States looking to upgrade school buses with VW funds

CHICAGO — A multibillion-dollar settlement with car maker Volkswagen over an emissions scandal could mean dozens of new electric school buses in the Chicago area and around the Midwest.

Photo by Kyle Field

That same settlement also could mean new cleaner-burning engines for school buses in Louisiana.

The German automaker admitted in 2015 that it had installed software that allowed U.S. vehicles to emit up to 40 times the legally allowable level of pollution.

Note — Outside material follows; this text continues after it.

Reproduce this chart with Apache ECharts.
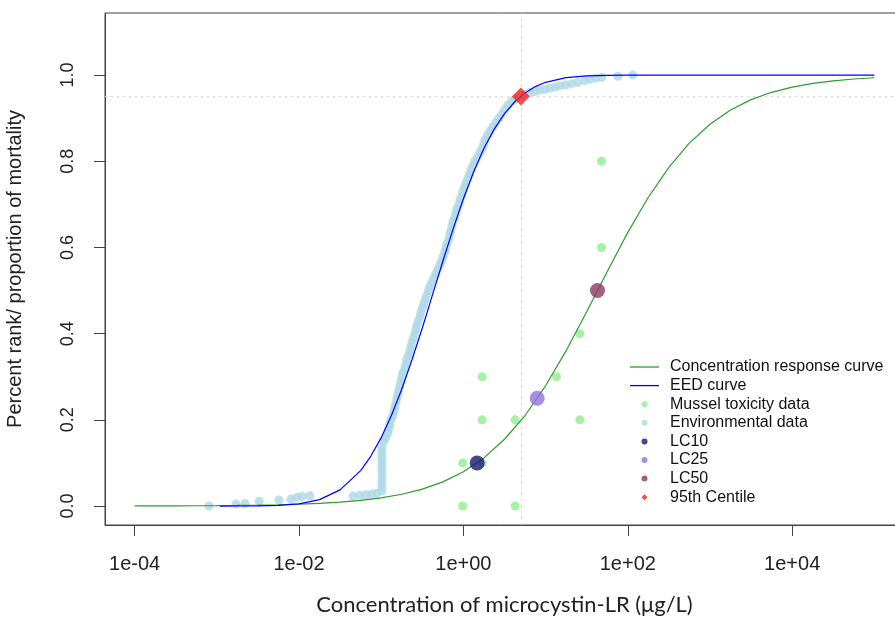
<!DOCTYPE html>
<html><head><meta charset="utf-8">
<script src="https://cdn.jsdelivr.net/npm/echarts@6/dist/echarts.min.js"></script>
<style>html,body{margin:0;padding:0;background:#fff}#c{width:895px;height:617px}</style>
</head><body><div id="c"></div>
<script>
// ---- tick labels ----
const xTickValues = [1e-4, 1e-2, 1, 1e2, 1e4];
const xTickLabels = ['1e-04', '1e-02', '1e+00', '1e+02', '1e+04'];
const yTickValues = [0, 0.2, 0.4, 0.6, 0.8, 1.0];
const yTickLabels = ['0.0', '0.2', '0.4', '0.6', '0.8', '1.0'];

// ---- concentration response curve (green) [conc, proportion] ----
const crcCurve = [
  [1e-4, 0.0002], [1.778e-4, 0.00031], [3.162e-4, 0.00045], [5.623e-4, 0.00066],
  [1e-3, 0.00096], [1.778e-3, 0.0014], [3.162e-3, 0.0020], [5.623e-3, 0.00295],
  [0.01, 0.0043], [0.01778, 0.0062], [0.03162, 0.0090], [0.05623, 0.0131],
  [0.1, 0.0189], [0.1778, 0.0273], [0.3162, 0.0392], [0.5623, 0.0561],
  [1, 0.0796], [1.778, 0.1117], [3.162, 0.155], [5.623, 0.210],
  [10, 0.279], [17.78, 0.3605], [31.62, 0.451], [56.23, 0.544],
  [100, 0.635], [177.8, 0.7165], [316.2, 0.786], [562.3, 0.8426],
  [1000, 0.886], [1778, 0.9188], [3162, 0.943], [5623, 0.960],
  [1e4, 0.972], [17780, 0.9807], [31620, 0.9866], [56230, 0.9908], [1e5, 0.9937]
];

// ---- EED curve (blue) ----
const eedCurve = [
  [0.001096, 0.0], [0.001778, 0.0001], [0.003162, 0.0004], [0.005623, 0.0016],
  [0.01, 0.0052], [0.01778, 0.0149], [0.03162, 0.0375], [0.05623, 0.0821],
  [0.07499, 0.116], [0.1, 0.1587], [0.1334, 0.2105], [0.1778, 0.271],
  [0.2371, 0.3394], [0.3162, 0.413], [0.4217, 0.4907], [0.5623, 0.568],
  [0.7499, 0.643], [1, 0.713], [1.334, 0.7757], [1.778, 0.830],
  [2.371, 0.8746], [3.162, 0.9105], [4.217, 0.9381], [5.623, 0.9586],
  [7.499, 0.9732], [10, 0.9832], [17.78, 0.994], [31.62, 0.9982],
  [56.23, 0.9995], [100, 0.9999], [316.2, 1], [1000, 1], [1e4, 1], [1e5, 1]
];

// ---- mussel toxicity data ----
const musselData = [
  [0.98, 0.0], [0.98, 0.1], [1.69, 0.1], [1.69, 0.2], [1.69, 0.3], [4.26, 0.0],
  [4.26, 0.2], [13.6, 0.3], [26.1, 0.2], [26.1, 0.4], [47.9, 0.6], [47.9, 0.8]
];

// ---- environmental data (percent rank) ----
const envData = [
  [0.000805, 0.000], [0.00171, 0.005], [0.0022, 0.006], [0.00327, 0.011], [0.00571, 0.014],
  [0.0080, 0.016], [0.00946, 0.020], [0.0109, 0.022], [0.0136, 0.024],
  [0.0454, 0.023], [0.0552, 0.025], [0.0653, 0.026], [0.0773, 0.028], [0.0888, 0.030],
  [0.1021, 0.035], [0.1021, 0.045], [0.1021, 0.055], [0.1021, 0.065], [0.1021, 0.075],
  [0.1021, 0.085], [0.1021, 0.095], [0.1021, 0.105], [0.1021, 0.115], [0.1021, 0.125],
  [0.1021, 0.135], [0.108, 0.15], [0.1142, 0.16], [0.1208, 0.17], [0.1242, 0.18],
  [0.1278, 0.19], [0.1314, 0.20], [0.1389, 0.21], [0.1429, 0.22], [0.1469, 0.23],
  [0.1511, 0.24], [0.1554, 0.25], [0.1598, 0.26], [0.1643, 0.27], [0.1690, 0.28],
  [0.1738, 0.29], [0.1788, 0.30], [0.1838, 0.31], [0.1944, 0.32], [0.1999, 0.33],
  [0.2056, 0.34], [0.2144, 0.35], [0.2236, 0.36], [0.2300, 0.37], [0.2365, 0.38],
  [0.2466, 0.39], [0.2572, 0.40], [0.2645, 0.41], [0.2720, 0.42], [0.2837, 0.43],
  [0.2959, 0.44], [0.3043, 0.45], [0.3173, 0.46], [0.3310, 0.47], [0.3451, 0.48],
  [0.3599, 0.49], [0.3754, 0.50], [0.3915, 0.51], [0.4140, 0.52], [0.4379, 0.53],
  [0.4629, 0.54], [0.4898, 0.55], [0.5180, 0.56], [0.5478, 0.57], [0.5712, 0.58],
  [0.5958, 0.59], [0.6126, 0.60], [0.6300, 0.61], [0.6662, 0.62], [0.6852, 0.63],
  [0.7047, 0.64], [0.7247, 0.65], [0.7453, 0.66], [0.7883, 0.67], [0.8105, 0.68],
  [0.8337, 0.69], [0.882, 0.70], [0.9066, 0.71], [0.9590, 0.72], [0.9861, 0.73],
  [1.0285, 0.74], [1.0725, 0.75], [1.134, 0.76], [1.183, 0.77], [1.2337, 0.78],
  [1.305, 0.79], [1.380, 0.80], [1.480, 0.81], [1.587, 0.82], [1.702, 0.83],
  [1.775, 0.84], [1.825, 0.85], [1.958, 0.86], [2.100, 0.87], [2.284, 0.88],
  [2.484, 0.89], [2.702, 0.90], [2.938, 0.91], [3.196, 0.92], [3.475, 0.93],
  [3.889, 0.94], [4.348, 0.945], [4.863, 0.95], [5.594, 0.955], [6.435, 0.96],
  [7.401, 0.962], [8.514, 0.965], [9.793, 0.967], [11.26, 0.97], [12.96, 0.972],
  [14.91, 0.975], [17.63, 0.977], [20.85, 0.98], [24.67, 0.983], [30.01, 0.987],
  [34.51, 0.99], [40.82, 0.993], [48.30, 0.995], [75.56, 0.997], [115.0, 1.0]
];

// ---- effect concentrations ----
const lc10 = [[1.47, 0.10]];
const lc25 = [[7.9, 0.25]];
const lc50 = [[42.8, 0.50]];
const centile95 = [[5.0, 0.95]];

const FONT = 'Liberation Sans, Arial, sans-serif';
const chart = echarts.init(document.getElementById('c'), null, { renderer: 'canvas' });

function xLabel(v) {
  const k = Math.round(Math.log10(v));
  const i = xTickValues.findIndex(t => Math.round(Math.log10(t)) === k);
  return i >= 0 ? xTickLabels[i] : '';
}
function yLabel(v) {
  const i = yTickValues.findIndex(t => Math.abs(t - v) < 1e-6);
  return i >= 0 ? yTickLabels[i] : '';
}
const DIAMOND = 'path://M5,0 L10,5 L5,10 L0,5 Z';
const LINEICON = 'path://M0,0 L29,0 L29,1.3 L0,1.3 Z';

chart.setOption({
  animation: false,
  backgroundColor: '#ffffff',
  grid: { left: 105, top: 13, right: -9, bottom: 92, outerBoundsMode: 'none', containLabel: false,
    show: true, borderColor: '#444', borderWidth: 1 },
  xAxis: {
    type: 'log', logBase: 10,
    min: Math.pow(10, -4.36), max: Math.pow(10, 5.36),
    name: 'Concentration of microcystin-LR (\u03bcg/L)',
    nameLocation: 'middle', nameGap: 69,
    nameTextStyle: { fontFamily: 'Lato, Open Sans, sans-serif', fontSize: 22, color: '#222' },
    axisLine: { show: true, onZero: false, lineStyle: { color: '#444', width: 1 } },
    axisTick: { show: true, customValues: xTickValues, length: 11, lineStyle: { color: '#444' } },
    axisLabel: { customValues: xTickValues, formatter: xLabel, margin: 29,
      fontFamily: FONT, fontSize: 20, color: '#222' },
    splitLine: { show: false }, minorTick: { show: false }
  },
  yAxis: {
    type: 'value', min: -0.044, max: 1.144,
    name: 'Percent rank/ proportion of mortality',
    nameLocation: 'middle', nameGap: 80, nameRotate: 90,
    nameTextStyle: { fontFamily: FONT, fontSize: 20, color: '#222' },
    axisLine: { show: true, onZero: false, lineStyle: { color: '#444', width: 1 } },
    axisTick: { show: true, customValues: yTickValues, length: 11, lineStyle: { color: '#444' } },
    axisLabel: { customValues: yTickValues, formatter: yLabel, rotate: 90, margin: 28,
      fontFamily: FONT, fontSize: 18, color: '#222' },
    splitLine: { show: false }
  },
  legend: {
    orient: 'vertical', left: 625, top: 353, itemWidth: 29, itemHeight: 6, itemGap: 0.6,
    selectedMode: false, symbolKeepAspect: true,
    textStyle: { fontFamily: FONT, fontSize: 16, color: '#111', lineHeight: 18, padding: [0, 0, 0, 6] },
    data: [
      { name: 'Concentration response curve', icon: LINEICON },
      { name: 'EED curve', icon: LINEICON },
      { name: 'Mussel toxicity data', icon: 'circle' },
      { name: 'Environmental data', icon: 'circle' },
      { name: 'LC10', icon: 'circle' },
      { name: 'LC25', icon: 'circle' },
      { name: 'LC50', icon: 'circle' },
      { name: '95th Centile', icon: DIAMOND }
    ]
  },
  series: [
    {
      name: 'Environmental data', type: 'scatter', data: envData, symbol: 'circle', symbolSize: 9,
      itemStyle: { color: '#ADD8E6' }, z: 2,
      markLine: {
        silent: true, symbol: 'none', z: 1, animation: false,
        label: { show: false },
        lineStyle: { type: [2, 4], color: '#d4d4d4', width: 1 },
        data: [{ xAxis: centile95[0][0] }, { yAxis: centile95[0][1] }]
      }
    },
    { name: 'Mussel toxicity data', type: 'scatter', data: musselData, symbol: 'circle', symbolSize: 9,
      itemStyle: { color: '#90EE90' }, z: 2 },
    { name: 'Concentration response curve', type: 'line', data: crcCurve, symbol: 'none',
      showSymbol: false, lineStyle: { color: '#2E9B2E', width: 1.2 },
      itemStyle: { color: '#2E9B2E' }, z: 3 },
    { name: 'EED curve', type: 'line', data: eedCurve, symbol: 'none',
      showSymbol: false, lineStyle: { color: '#0000FF', width: 1.2 },
      itemStyle: { color: '#0000FF' }, z: 3 },
    { name: 'LC10', type: 'scatter', data: lc10, symbolSize: 15, itemStyle: { color: '#191970' }, z: 4 },
    { name: 'LC25', type: 'scatter', data: lc25, symbolSize: 15, itemStyle: { color: '#9370DB' }, z: 4 },
    { name: 'LC50', type: 'scatter', data: lc50, symbolSize: 15, itemStyle: { color: '#8B3A62' }, z: 4 },
    { name: '95th Centile', type: 'scatter', data: centile95, symbol: 'diamond', symbolSize: 18,
      itemStyle: { color: '#F22222' }, z: 5 }
  ]
});
</script></body></html>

VW agreed to more than $15 billion in settlements, and some of that money is going to states for clean-air programs.

More than $105 million could be available for Illinois alone.

One possible use for the money is the purchase of electric school buses to replace diesel buses in Chicago Public Schools and other districts in Illinois. A regular school bus costs around $100,000, while an electric bus runs closer to $300,000, though maintenance and operating costs for electric buses are lower.

Other Midwestern states, including Michigan, are applying for funds under the settlement.

Meanwhile, schools buses in Louisiana will get their polluting diesel engines replaced with new motors that run on cleaner-burning alternative fuels as a result of the Volkswagen settlement.

Louisiana’s cut of the fines and penalties will amount to about $18 million. The amount is calculated by how many of the VW diesel vehicles were sold in a state.

How the money can be spent is limited and comes with a list of conditions. The key point is that the money must be used to lower nitrogen oxide emissions.

Before the money is available, a federal trustee must be chosen, and then the governor of each state must submit a pollution mitigation plan. The plan can include 10 allowable uses, including school buses. Once the trustee approves the plan, requests can be submitted.

The program is open both to public school districts that own their own buses and to those that contract the service out.